OPEC and allied oil-producing countries have cut oil supplies to the world as prices fall. Experts say within the next week, gas prices may go up by 10 to 20 cents.

CORPUS CHRISTI, Texas — Residents on the road Monday certainly noticed those lower gas prices. Many people took advantage, but what does cheaper gas really mean?

OPEC and allied oil-producing countries including Russia have cut oil supplies to the world as prices fall. The decision cuts supplies to the global economy by 100 thousand barrels per day.

For consumers like Bret Wenzel, the lower cost of gas is a relief.

"Man, it's getting close to what it was before," Wenzel said.

And for travelers like Doneka Williams, seeing gas below three dollars is a shock.

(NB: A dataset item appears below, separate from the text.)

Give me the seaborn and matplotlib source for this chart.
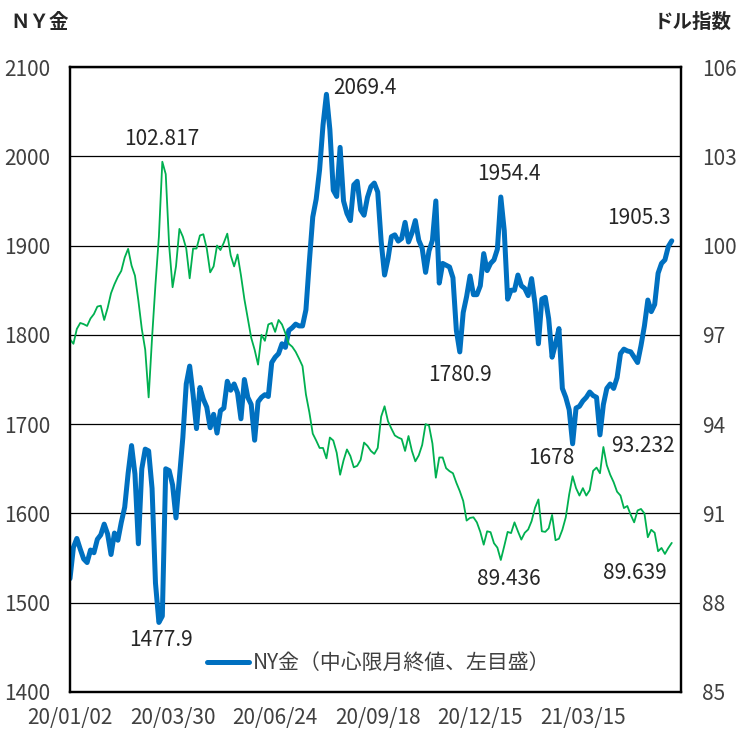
import matplotlib
matplotlib.use("Agg")
import matplotlib.pyplot as plt
import pandas as pd
import seaborn as sns

# NY金（中心限月終値）, 2営業日ごと
gold = [
    1527, 1562, 1572, 1560, 1549, 1545, 1559, 1556, 1571, 1576,
    1588, 1577, 1554, 1578, 1570, 1590, 1607, 1645, 1676, 1644,
    1566, 1650, 1672, 1670, 1628, 1522, 1477.9, 1485, 1650, 1648,
    1632, 1595, 1640, 1685, 1745, 1765, 1733, 1695, 1741, 1728,
    1719, 1696, 1711, 1690, 1715, 1718, 1748, 1738, 1745, 1735,
    1706, 1750, 1730, 1722, 1682, 1725, 1730, 1733, 1731, 1769,
    1775, 1779, 1790, 1786, 1805, 1808, 1812, 1810, 1810, 1828,
    1882, 1932, 1952, 1985, 2035, 2069.4, 2030, 1962, 1955, 2010,
    1950, 1936, 1928, 1968, 1972, 1940, 1934, 1954, 1966, 1970,
    1960, 1905, 1867, 1885, 1910, 1912, 1905, 1908, 1926, 1904,
    1914, 1928, 1906, 1897, 1870, 1894, 1906, 1950, 1858, 1880,
    1878, 1876, 1864, 1805, 1780.9, 1825, 1843, 1866, 1845, 1845,
    1855, 1891, 1872, 1880, 1884, 1896, 1954.4, 1917, 1840, 1850,
    1850, 1867, 1855, 1852, 1844, 1863, 1835, 1790, 1840, 1842,
    1818, 1775, 1790, 1807, 1740, 1730, 1716, 1678, 1718, 1720,
    1726, 1730, 1736, 1732, 1730, 1688, 1722, 1740, 1745, 1740,
    1752, 1779, 1784, 1782, 1781, 1775, 1769, 1788, 1810, 1839,
    1826, 1834, 1869, 1880, 1884, 1899, 1905.3,
]

# ドル指数
dollar = [
    96.85, 96.7, 97.2, 97.4, 97.36, 97.3, 97.55, 97.7, 97.95, 97.98,
    97.5, 97.9, 98.4, 98.7, 98.95, 99.15, 99.6, 99.89, 99.33, 98.99,
    98.15, 97.2, 96.5, 94.9, 96.9, 98.7, 100.3, 102.817, 102.4, 100.0,
    98.6, 99.3, 100.56, 100.3, 99.9, 98.9, 99.9, 99.9, 100.34, 100.38,
    99.9, 99.1, 99.3, 100.0, 99.85, 100.1, 100.4, 99.67, 99.3, 99.7,
    99.0, 98.2, 97.54, 96.9, 96.5, 96.0, 97.0, 96.8, 97.35, 97.4,
    97.1, 97.5, 97.35, 97.05, 96.7, 96.6, 96.43, 96.2, 95.95, 95.0,
    94.4, 93.68, 93.45, 93.2, 93.2, 92.85, 93.55, 93.45, 93.04, 92.3,
    92.78, 93.15, 92.93, 92.55, 92.6, 92.8, 93.38, 93.27, 93.1, 93.0,
    93.2, 94.25, 94.6, 94.1, 93.85, 93.62, 93.55, 93.5, 93.1, 93.6,
    93.1, 92.75, 92.95, 93.3, 94.0, 93.95, 93.35, 92.2, 92.88, 92.88,
    92.52, 92.42, 92.35, 92.03, 91.75, 91.42, 90.76, 90.85, 90.87, 90.7,
    90.38, 89.95, 90.4, 90.37, 90.0, 89.85, 89.436, 89.9, 90.38, 90.34,
    90.7, 90.4, 90.12, 90.35, 90.46, 90.74, 91.19, 91.47, 90.4, 90.38,
    90.5, 90.95, 90.1, 90.15, 90.45, 90.87, 91.64, 92.25, 91.85, 91.6,
    91.85, 91.6, 91.78, 92.43, 92.54, 92.35, 93.232, 92.62, 92.3, 92.05,
    91.73, 91.6, 91.18, 91.25, 90.95, 90.7, 91.1, 91.15, 91.0, 90.2,
    90.45, 90.35, 89.73, 89.84, 89.639, 89.84, 90.01,
]

tick_pos = [0, 30, 60, 90, 120, 150]
tick_labels = ["20/01/02", "20/03/30", "20/06/24", "20/09/18", "20/12/15", "21/03/15"]

# 注記: (インデックス, x方向ずれ, y方向ずれ) ピクセル
gold_notes = [(75, 38, 6), (26, 2, -18), (126, 8, 23), (114, 0, -23), (176, -33, 23), (147, -21, -14)]
dollar_notes = [(27, -1, 23), (156, 40, 1), (126, 8, -19), (174, -30, -19)]

BLUE = "#0070C0"
GREEN = "#00B050"
TXT = "#404040"

sns.set_style("white")
plt.rcParams["font.family"] = ["Noto Sans CJK JP", "DejaVu Sans"]

df = pd.DataFrame({"idx": range(len(gold)), "gold": gold, "dollar": dollar})

fig = plt.figure(figsize=(7.39, 7.39), dpi=100)
ax = fig.add_axes([70 / 739, 47 / 739, 611 / 739, 625 / 739])
sns.lineplot(data=df, x="idx", y="gold", ax=ax, color=BLUE, linewidth=3.6,
             label="NY金（中心限月終値、左目盛）")
ax2 = ax.twinx()
sns.lineplot(data=df, x="idx", y="dollar", ax=ax2, color=GREEN, linewidth=1.3, legend=False)

ax.set_xlim(0, 178.7)
ax.set_ylim(1400, 2100)
ax2.set_ylim(85, 106)
ax.set_yticks(range(1400, 2101, 100))
ax2.set_yticks(range(85, 107, 3))
ax.set_xticks(tick_pos)
ax.set_xticklabels(tick_labels)
for a in (ax, ax2):
    a.set_xlabel("")
    a.set_ylabel("")
    for s in a.spines.values():
        s.set_color("black")
        s.set_linewidth(1.6)
ax.yaxis.grid(True, color="black", linewidth=0.9)
ax.xaxis.grid(False)

ax.tick_params(axis="y", length=0, pad=14, labelsize=15, labelcolor=TXT)
ax.tick_params(axis="x", length=0, pad=11, labelsize=15, labelcolor=TXT)
ax2.tick_params(axis="y", length=0, pad=15, labelsize=15, labelcolor=TXT)

for i, dx, dy in gold_notes:
    ax.annotate(f"{gold[i]:g}", xy=(i, gold[i]), xytext=(dx, dy), textcoords="offset pixels",
                ha="center", va="center", fontsize=15, color="#262626")
for i, dx, dy in dollar_notes:
    ax2.annotate(f"{dollar[i]:g}", xy=(i, dollar[i]), xytext=(dx, dy), textcoords="offset pixels",
                 ha="center", va="center", fontsize=15, color="#262626")

ax.legend(loc="center", bbox_to_anchor=(0.506, 0.046), frameon=False, fontsize=15,
          handlelength=2.0, handletextpad=0.2, labelcolor=TXT)

fig.text(10 / 739, 1 - 22 / 739, "ＮＹ金", fontsize=14, fontweight="bold", ha="left", va="center")
fig.text(732 / 739, 1 - 22 / 739, "ドル指数", fontsize=14, fontweight="bold", ha="right", va="center")

fig.savefig("out.png", dpi=100)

"We are from Houston Texas, we are just visiting," Williams said. "We love to find the cheapest gas. So when we saw the gas was $2.95 that was the best price we've seen so far."

Travis Braidwood, Associate professor of political science at Texas A&M University-Kingsville, said within seven days consumers may not be so happy.

"Within the week, we're probably gonna see oil prices per barrel jump pretty dramatically," Braidwood said. "And then that'll translate to increased per gallon cost on gas stations."

So why the coming rise in cost? It's because OPEC is cutting down oil production.

"OPEC is saying, the amount of money that we have here, it can be tremendously more, we're gonna start reducing that production," Braidwood said. "And so now what we're seeing is that decline basically return to some of these pre, you know, pre boom era in slashing net production to increase their bottom line."

But how much of an increase will there be at the gas pump?

Professor of economics at Texas A&M University-Corpus Christi, Dr. Jim Lee said the cost will increase soon, but not by much.

"Gas prices may go up by 10 to 20 cents in the next week or two," Lee said. "But you know, it's not a major concern, because, as I said, you know, we buy into inflation for just about everything."

Braidwood said there's nothing consumers can do to lower or hike up the cost of gas. 

"There's not a whole lot consumers can do other than change their driving habits, you could fuel up now if you want," Braidwood said. "But of course, that's only a short term solution."

But like all good things, they must come to an end.